Lydia Tan, executive vice president and director of Northern California operations for Related Cos., photographed in the firm's downtown San Francisco office on April 4, 2011.
John Lee Lydia Tan, executive vice president and director of Northern California operations for Related Cos., photographed in the firm's downtown San Francisco office on April 4, 2011.

It’s not surprising that Lydia Tan would land a top multifamily real estate gig in Northern California.

Since graduating from U.C. Berkeley with an architecture degree, Tan has continuously built on her Bay Area market brawn—with an MBA from Stanford; as an associate with local development firm Tsen & Associates; and, finally, during a 19-year tenure with BRIDGE Housing, where her talents in developing affordable housing and creating successful public/private partnerships carried her to the position of EVP and, ultimately, interim president, following the departure of former CEO Carol Galante to HUD.

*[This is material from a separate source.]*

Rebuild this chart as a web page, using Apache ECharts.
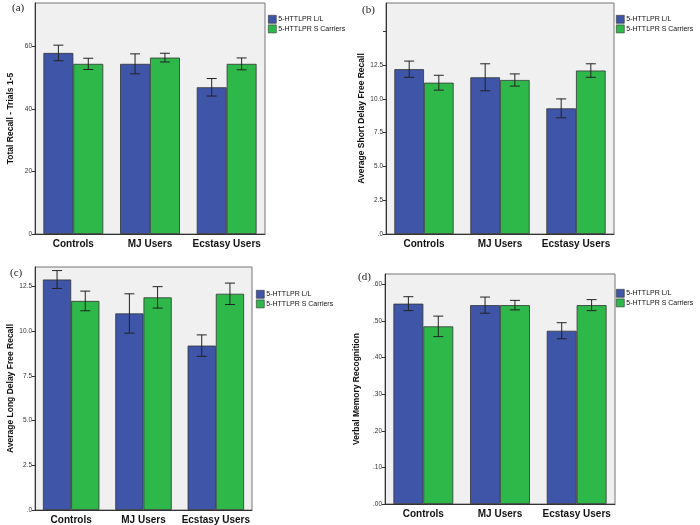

So it was a natural next step for Tan when, in February, she took an EVP post at Related Cos., opening the New York City–based real estate firm’s first Northern California office, in San Francisco. In her new role, she intends to ­leverage her public/­private partnership acumen not just in affordable housing, but on the market-rate side, as well, to bring Related new development opportunities across the Bay Area.

“That’s what I like about ­Related—it’s an opportunistic and opportunity-driven organization, willing to look at all real estate opportunities in a market,” Tan says. “The firm has its feet solidly in both the market-rate and affordable camps, and there was a little bit of that at BRIDGE in our partnership with CalPERS to do workforce housing. I’ll be looking at all asset classes now.”

Transitioning from a regional affordable-market maven to a national multifamily powerhouse has been surprisingly seamless for Tan, with the primary difference—bench depth—decidedly on the positive side. “Both companies are fast-paced organizations with a similar way of looking at risk,” Tan says. “The difference is in the amount of resources Related has—just an incredible depth of expertise in high-rise luxury, in affordable, in urban retail centers—to draw from.”

Tan hopes to immediately connect Related with municipalities across the Bay Area and beyond that are looking to start building themselves out of the recession. “If you look at job growth and how quickly rents seem to be recovering both on the San Francisco peninsula and in Silicon Valley, it’s pretty exciting,” Tan says. “Things are starting to pencil out on the new development side. Yes, public resources are limited, but that means that even the smaller projects are going to make an impact. There are a lot of really great little downtowns all over Northern California where we can make a big difference.”